"""
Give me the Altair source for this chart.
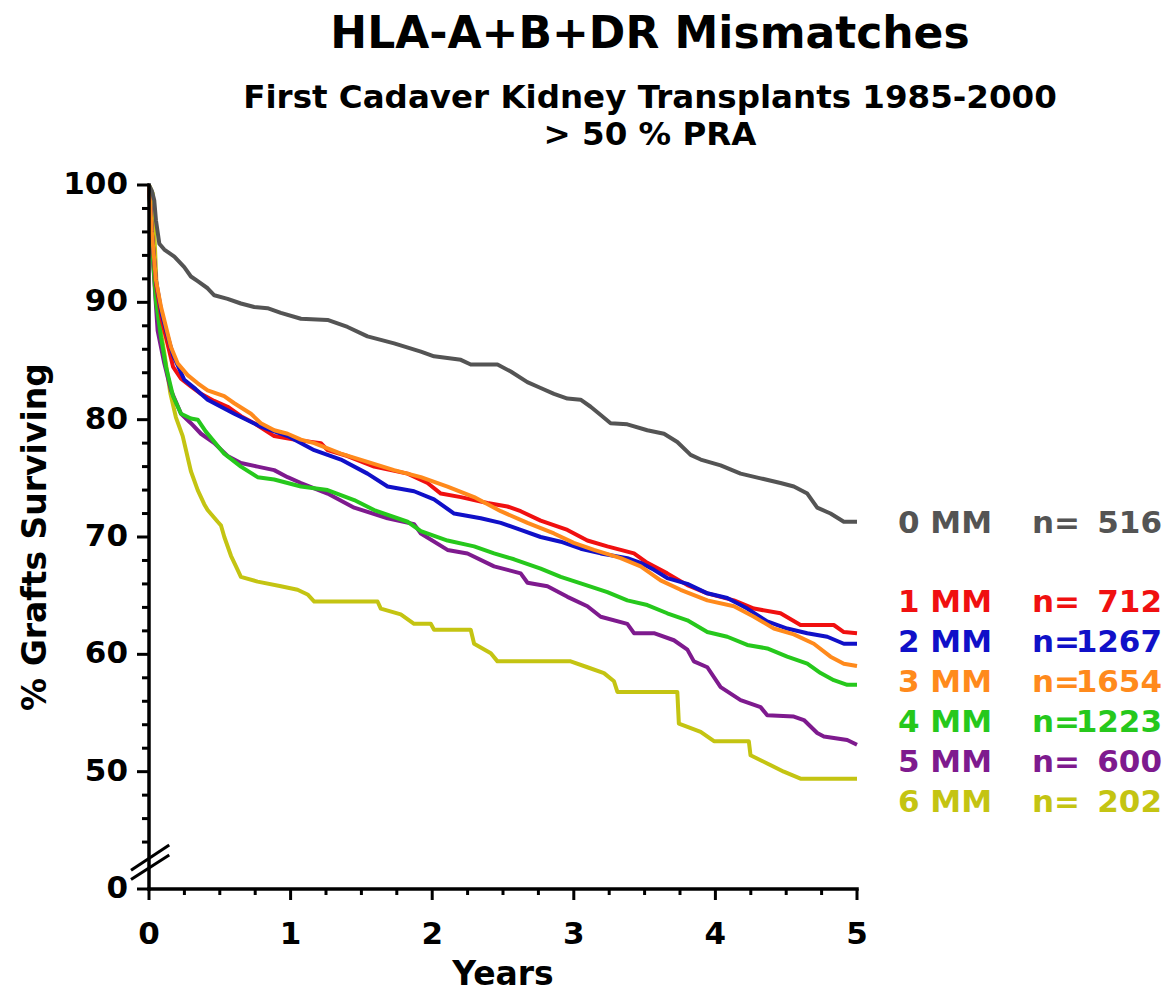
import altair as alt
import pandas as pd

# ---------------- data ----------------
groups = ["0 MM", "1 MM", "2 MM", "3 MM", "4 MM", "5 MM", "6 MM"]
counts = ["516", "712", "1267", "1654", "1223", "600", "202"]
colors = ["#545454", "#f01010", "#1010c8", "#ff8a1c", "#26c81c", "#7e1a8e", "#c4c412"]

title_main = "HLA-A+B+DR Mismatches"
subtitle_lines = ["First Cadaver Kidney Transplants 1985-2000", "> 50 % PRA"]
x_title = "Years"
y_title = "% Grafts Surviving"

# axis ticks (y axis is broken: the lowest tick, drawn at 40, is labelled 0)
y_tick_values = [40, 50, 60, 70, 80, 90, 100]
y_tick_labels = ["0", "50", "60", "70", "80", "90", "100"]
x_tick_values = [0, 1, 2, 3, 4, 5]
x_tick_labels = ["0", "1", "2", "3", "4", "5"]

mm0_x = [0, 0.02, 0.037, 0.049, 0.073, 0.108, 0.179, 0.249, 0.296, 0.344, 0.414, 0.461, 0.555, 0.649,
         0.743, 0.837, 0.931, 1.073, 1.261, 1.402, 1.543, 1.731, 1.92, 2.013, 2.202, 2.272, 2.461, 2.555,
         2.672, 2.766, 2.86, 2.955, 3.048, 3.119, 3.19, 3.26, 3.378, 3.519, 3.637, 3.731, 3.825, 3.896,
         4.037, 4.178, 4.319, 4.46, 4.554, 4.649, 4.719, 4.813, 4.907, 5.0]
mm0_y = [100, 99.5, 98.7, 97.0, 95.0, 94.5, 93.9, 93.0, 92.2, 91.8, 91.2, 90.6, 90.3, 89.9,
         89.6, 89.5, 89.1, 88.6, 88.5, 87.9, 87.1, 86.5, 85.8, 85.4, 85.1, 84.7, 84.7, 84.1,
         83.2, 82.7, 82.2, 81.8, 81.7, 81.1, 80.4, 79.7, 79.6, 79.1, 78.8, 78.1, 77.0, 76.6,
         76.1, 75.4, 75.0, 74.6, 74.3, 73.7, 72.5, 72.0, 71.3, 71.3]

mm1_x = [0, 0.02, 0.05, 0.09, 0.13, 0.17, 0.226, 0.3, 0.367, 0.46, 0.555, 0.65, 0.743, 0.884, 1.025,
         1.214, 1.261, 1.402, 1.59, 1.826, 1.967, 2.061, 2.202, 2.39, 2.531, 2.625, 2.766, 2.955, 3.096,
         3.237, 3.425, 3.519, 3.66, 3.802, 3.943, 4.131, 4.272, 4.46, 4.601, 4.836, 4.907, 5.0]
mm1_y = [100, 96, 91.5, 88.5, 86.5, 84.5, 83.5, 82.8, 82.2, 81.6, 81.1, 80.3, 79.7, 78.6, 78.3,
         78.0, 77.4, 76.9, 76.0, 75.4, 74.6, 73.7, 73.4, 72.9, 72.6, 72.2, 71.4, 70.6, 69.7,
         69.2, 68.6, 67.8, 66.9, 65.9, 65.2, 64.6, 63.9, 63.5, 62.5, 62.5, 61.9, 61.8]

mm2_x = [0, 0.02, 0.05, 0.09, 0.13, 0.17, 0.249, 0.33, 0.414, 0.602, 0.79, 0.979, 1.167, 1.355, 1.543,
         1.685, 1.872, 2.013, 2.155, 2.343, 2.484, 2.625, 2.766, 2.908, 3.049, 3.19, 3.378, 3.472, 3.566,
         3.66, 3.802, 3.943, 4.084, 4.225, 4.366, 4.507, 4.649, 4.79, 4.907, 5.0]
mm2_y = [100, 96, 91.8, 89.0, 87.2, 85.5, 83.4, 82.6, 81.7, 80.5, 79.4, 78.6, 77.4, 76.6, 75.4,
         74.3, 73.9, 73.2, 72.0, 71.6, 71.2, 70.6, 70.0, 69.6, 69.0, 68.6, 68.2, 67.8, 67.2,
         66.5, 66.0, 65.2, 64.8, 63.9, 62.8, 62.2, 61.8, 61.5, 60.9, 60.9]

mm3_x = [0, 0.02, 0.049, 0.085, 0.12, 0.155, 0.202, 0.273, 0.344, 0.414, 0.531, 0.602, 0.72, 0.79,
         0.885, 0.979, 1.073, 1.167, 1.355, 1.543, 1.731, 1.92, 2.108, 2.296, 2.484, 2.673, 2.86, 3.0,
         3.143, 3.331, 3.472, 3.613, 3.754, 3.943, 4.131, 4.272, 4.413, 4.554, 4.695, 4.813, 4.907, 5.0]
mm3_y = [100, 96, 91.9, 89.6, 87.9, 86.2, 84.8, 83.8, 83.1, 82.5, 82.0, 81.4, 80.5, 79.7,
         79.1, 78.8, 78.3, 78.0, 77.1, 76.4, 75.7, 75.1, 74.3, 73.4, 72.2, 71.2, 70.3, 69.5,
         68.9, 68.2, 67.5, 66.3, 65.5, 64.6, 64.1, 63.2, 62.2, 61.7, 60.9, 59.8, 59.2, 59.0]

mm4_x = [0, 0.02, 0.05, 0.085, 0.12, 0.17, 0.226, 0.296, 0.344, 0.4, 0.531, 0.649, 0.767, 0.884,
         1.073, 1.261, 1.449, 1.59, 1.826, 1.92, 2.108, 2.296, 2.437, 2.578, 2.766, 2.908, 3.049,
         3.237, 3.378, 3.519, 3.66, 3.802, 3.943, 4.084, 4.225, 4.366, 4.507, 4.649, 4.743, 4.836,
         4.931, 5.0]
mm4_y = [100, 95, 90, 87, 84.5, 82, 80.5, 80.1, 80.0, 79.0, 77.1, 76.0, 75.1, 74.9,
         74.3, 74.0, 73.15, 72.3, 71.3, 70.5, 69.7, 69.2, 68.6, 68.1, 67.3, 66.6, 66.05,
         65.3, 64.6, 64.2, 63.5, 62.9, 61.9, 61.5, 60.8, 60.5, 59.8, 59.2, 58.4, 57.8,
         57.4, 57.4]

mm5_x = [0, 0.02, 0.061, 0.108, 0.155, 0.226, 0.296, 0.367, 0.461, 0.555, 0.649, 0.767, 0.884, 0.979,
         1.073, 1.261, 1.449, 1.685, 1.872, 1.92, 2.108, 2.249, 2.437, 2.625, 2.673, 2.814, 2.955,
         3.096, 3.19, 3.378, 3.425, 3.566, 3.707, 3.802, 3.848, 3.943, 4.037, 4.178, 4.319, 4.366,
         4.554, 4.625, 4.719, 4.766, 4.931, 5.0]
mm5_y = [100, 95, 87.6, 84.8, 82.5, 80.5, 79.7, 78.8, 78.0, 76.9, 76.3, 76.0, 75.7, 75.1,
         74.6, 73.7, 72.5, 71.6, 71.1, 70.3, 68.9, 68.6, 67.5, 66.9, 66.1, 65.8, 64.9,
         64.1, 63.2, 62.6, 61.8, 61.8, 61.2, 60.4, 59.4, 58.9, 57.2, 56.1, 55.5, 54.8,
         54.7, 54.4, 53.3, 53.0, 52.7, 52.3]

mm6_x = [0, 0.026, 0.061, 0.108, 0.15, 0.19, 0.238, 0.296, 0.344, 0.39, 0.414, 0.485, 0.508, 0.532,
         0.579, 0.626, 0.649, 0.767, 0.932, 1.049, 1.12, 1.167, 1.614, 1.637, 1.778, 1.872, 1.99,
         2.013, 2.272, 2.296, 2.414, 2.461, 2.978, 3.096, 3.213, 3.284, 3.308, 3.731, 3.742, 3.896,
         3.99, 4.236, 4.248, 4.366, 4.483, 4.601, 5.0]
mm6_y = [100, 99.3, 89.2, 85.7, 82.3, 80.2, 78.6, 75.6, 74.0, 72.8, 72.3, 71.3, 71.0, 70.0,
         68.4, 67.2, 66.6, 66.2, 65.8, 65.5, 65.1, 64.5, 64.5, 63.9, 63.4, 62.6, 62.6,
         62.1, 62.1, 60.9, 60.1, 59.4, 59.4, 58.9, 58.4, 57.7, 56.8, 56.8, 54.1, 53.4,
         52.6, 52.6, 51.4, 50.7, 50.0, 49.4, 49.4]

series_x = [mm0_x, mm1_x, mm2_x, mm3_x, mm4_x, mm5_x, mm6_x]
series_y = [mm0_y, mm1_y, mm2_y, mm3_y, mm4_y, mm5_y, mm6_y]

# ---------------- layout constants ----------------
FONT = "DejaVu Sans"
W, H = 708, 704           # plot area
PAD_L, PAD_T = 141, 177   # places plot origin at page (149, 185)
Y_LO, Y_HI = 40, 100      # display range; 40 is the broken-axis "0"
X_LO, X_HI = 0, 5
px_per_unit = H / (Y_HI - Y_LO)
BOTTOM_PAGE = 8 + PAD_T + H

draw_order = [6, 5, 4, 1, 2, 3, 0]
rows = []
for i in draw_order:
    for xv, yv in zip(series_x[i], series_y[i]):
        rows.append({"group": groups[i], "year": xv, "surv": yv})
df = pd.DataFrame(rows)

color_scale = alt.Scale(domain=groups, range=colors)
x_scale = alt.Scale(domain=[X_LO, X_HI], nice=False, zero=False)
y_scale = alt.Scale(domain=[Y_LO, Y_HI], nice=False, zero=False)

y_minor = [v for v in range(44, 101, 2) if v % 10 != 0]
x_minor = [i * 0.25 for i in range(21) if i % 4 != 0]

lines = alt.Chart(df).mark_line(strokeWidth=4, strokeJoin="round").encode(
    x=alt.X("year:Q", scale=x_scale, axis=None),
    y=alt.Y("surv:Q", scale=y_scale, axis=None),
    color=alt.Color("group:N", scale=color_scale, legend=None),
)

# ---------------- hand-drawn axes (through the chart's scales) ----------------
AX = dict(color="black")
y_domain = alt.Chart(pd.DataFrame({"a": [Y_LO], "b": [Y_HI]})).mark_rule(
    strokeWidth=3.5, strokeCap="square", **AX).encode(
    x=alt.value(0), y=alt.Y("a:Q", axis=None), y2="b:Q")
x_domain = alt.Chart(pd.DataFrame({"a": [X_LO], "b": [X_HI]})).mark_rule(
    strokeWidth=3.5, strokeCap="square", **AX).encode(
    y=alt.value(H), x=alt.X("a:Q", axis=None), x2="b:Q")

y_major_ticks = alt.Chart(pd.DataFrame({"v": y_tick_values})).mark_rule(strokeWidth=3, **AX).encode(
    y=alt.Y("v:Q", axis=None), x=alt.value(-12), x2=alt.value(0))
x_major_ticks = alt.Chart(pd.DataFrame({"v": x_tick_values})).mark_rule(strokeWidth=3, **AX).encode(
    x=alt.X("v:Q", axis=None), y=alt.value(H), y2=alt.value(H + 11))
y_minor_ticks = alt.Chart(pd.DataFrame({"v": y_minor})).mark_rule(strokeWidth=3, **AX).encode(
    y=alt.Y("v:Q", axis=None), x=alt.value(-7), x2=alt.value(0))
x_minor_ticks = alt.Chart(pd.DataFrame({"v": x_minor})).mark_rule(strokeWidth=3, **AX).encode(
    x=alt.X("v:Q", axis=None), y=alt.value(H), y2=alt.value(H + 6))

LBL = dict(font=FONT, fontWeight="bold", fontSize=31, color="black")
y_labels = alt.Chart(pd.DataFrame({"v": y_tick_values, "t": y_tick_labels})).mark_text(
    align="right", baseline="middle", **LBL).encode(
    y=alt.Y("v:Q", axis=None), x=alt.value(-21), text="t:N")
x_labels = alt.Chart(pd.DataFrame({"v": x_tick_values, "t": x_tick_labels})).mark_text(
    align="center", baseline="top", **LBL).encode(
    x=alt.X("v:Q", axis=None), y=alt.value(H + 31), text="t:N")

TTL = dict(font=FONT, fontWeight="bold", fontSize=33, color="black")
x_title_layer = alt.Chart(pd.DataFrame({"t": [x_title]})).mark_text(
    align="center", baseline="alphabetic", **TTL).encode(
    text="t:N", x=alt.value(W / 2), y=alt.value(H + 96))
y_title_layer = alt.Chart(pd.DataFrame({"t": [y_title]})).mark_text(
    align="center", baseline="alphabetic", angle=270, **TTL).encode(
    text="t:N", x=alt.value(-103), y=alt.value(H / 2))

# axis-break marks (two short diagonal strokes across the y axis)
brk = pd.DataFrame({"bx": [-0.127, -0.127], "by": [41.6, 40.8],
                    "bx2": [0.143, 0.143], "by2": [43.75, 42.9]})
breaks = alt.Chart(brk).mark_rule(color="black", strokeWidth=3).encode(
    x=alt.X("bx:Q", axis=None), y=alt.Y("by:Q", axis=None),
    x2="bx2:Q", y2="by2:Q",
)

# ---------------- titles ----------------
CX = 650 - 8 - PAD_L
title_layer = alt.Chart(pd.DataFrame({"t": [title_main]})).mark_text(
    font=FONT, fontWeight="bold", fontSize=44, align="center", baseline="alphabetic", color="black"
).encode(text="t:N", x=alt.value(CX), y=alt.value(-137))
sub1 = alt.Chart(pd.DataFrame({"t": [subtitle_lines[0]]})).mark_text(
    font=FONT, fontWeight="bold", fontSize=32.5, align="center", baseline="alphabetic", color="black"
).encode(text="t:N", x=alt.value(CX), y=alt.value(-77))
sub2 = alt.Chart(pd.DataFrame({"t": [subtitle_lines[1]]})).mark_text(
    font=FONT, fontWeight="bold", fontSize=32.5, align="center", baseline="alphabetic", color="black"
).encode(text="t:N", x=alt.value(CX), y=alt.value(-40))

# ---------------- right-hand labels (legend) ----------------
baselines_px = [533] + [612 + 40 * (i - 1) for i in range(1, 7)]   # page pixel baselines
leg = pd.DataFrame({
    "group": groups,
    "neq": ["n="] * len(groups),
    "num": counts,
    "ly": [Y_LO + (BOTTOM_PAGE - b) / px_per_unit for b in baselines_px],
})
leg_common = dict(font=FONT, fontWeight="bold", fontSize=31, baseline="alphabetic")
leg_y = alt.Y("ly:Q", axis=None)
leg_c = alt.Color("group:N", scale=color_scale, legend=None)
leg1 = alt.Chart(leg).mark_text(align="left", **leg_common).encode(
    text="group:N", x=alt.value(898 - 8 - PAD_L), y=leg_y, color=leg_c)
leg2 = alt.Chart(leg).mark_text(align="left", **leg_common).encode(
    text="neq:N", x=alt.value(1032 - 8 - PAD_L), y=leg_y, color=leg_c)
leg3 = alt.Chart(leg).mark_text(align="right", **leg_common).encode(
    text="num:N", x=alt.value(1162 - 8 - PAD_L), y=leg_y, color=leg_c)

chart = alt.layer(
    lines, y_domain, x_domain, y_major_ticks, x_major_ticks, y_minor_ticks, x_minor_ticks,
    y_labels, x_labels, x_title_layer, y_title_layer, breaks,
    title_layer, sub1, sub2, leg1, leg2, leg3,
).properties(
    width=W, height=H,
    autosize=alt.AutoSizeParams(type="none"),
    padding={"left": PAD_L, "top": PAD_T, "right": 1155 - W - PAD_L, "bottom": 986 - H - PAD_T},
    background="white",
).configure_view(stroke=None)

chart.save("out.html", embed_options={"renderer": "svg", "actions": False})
"""
**WRITTEN REQUEST:**
Print the data above verbatim from the first line through the line holding "import pandas as pd", leaving every picture out.

**SOLUTION:**
Give me the Altair source for this chart.
import altair as alt
import pandas as pd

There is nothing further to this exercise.